Uma
Vida Examinada
(excerto)
(excerto)
A
minha mãe, tão vienense, geralmente
começava as frases numa língua e terminava noutra. Parecia não ter
consciência das admiráveis modulações e alternâncias de sentido
que tal produzia. Línguas voavam pela casa. Inglês, francês e
alemão na sala de jantar e na sala de estar. O alemão de Potsdam da
minha ama no berçário; húngaro na cozinha onde, por acaso ou por
destino, uma série de senhoras magiares – recordo-me delas como
sendo verbosas e irascíveis – preparavam os pratos favoritos do
meu pai. Não tenho qualquer memória de uma primeira língua ou
língua de berço. Tentativas posteriores para desenterrar tal
língua de dentro de mim, testes psicológicos, a hipótese de que a
língua com que gritara para a minha mulher quando nos deparámos com
algum percalço na estrada deveria ser a base linguística, todas
resultaram em vão (mesmo em momentos de pânico ou choque, a língua
usada é contextual, é a língua do interlocutor ou do local). Seja
no uso quotidiano ou na aritmética mental, na compreensão da
leitura ou no ditado, o francês, o alemão e o inglês têm sido
para mim igualmente “nativos”. Quase invariavelmente, a língua
em que sonho é simplesmente aquela em que falei, ou que aconteceu
ter sido mais ouvida durante o dia. É como se o subconsciente semântico
fosse ele mesmo linguisticamente circunstancial de um modo algo óbvio
e material.
Naturalmente, ocorrem lapsos momentâneos de fluência, de
imediatismo e recursos lexicais ou gramaticais, quando estou, durante
certo tempo, sem escutar ou falar regularmente qualquer uma das
minhas três “línguas maternas”. Para além disso, podem acontecer efeitos de interferência involuntária, de uma língua que se
interpõe, insistindo em ter primazia entre as outras.
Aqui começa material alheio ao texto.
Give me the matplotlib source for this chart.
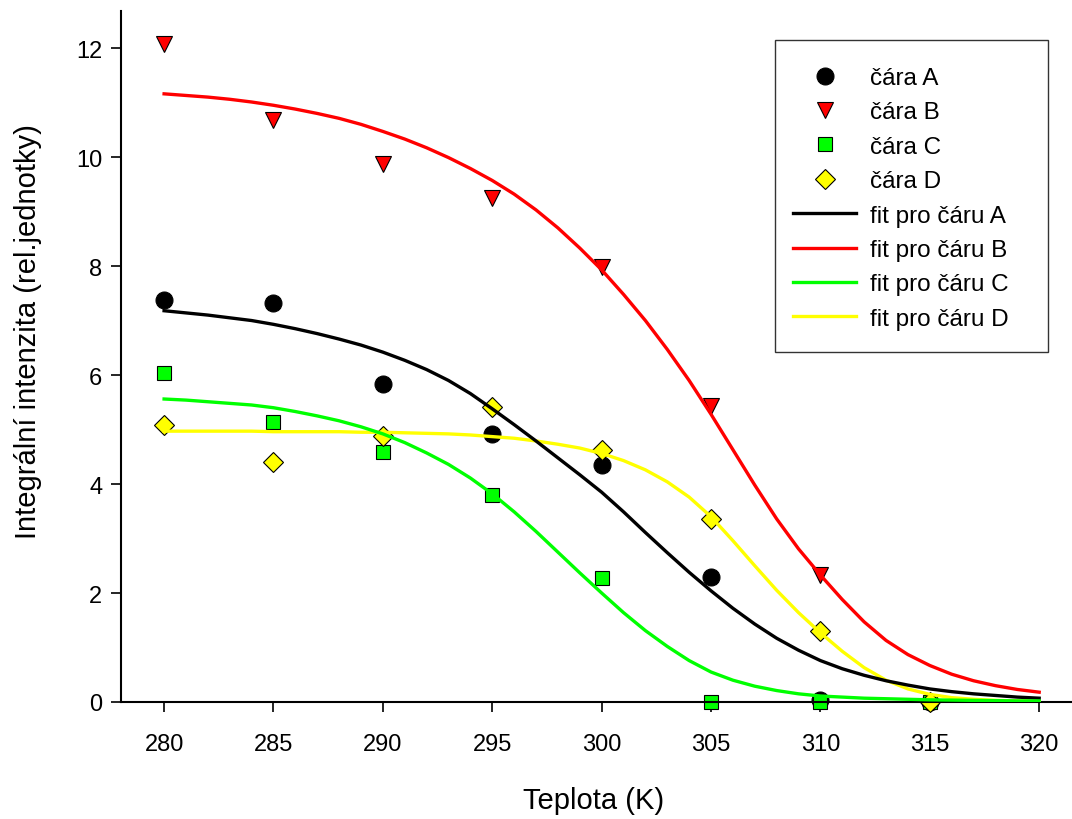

A sensação
assemelha-se ao rasgar brusco de um tecido de seda furta-cor. O
idioma necessário, a variação da sintaxe parece, de repente,
emanar de outra língua. Geralmente, contudo, as três línguas estão
em pé de igualdade, e quando necessário mantém uma distância
integral entre si. Tenho vivido trilinguamente. Qualquer outra língua
em que consigo fazer-me compreender ou em que consigo ler foi
acrescentada mais tarde, no processo comum de aquisição.
Ao
contrário do que se costuma pensar, esta condição poliglota não é
de modo algum rara. Várias culturas e sociedades são amplamente
bilingues – por exemplo, em regiões vizinhas da Suécia e da
Finlândia, na Malásia, nas comunidades hispânicas da América do
Norte. O trilinguismo é menos usual, mas existe. Pode ser
encontrado em Friul, nos vales fronteiriços da Suíça e do nordeste
de Itália onde são correntes formas locais de romanche, italiano
padrão, e friulano (o tão amado medium
de Pasolini), provavelmente desde a infância. Durante longos
períodos da história, homens e mulheres tiveram que ser bilingues,
comunicando no seu idioma local – que pode ir desde o patoá e
dialecto até à autonomia linguística, como no caso da língua
falada em Bergamo – e na lingua
franca
política e economicamente dominante.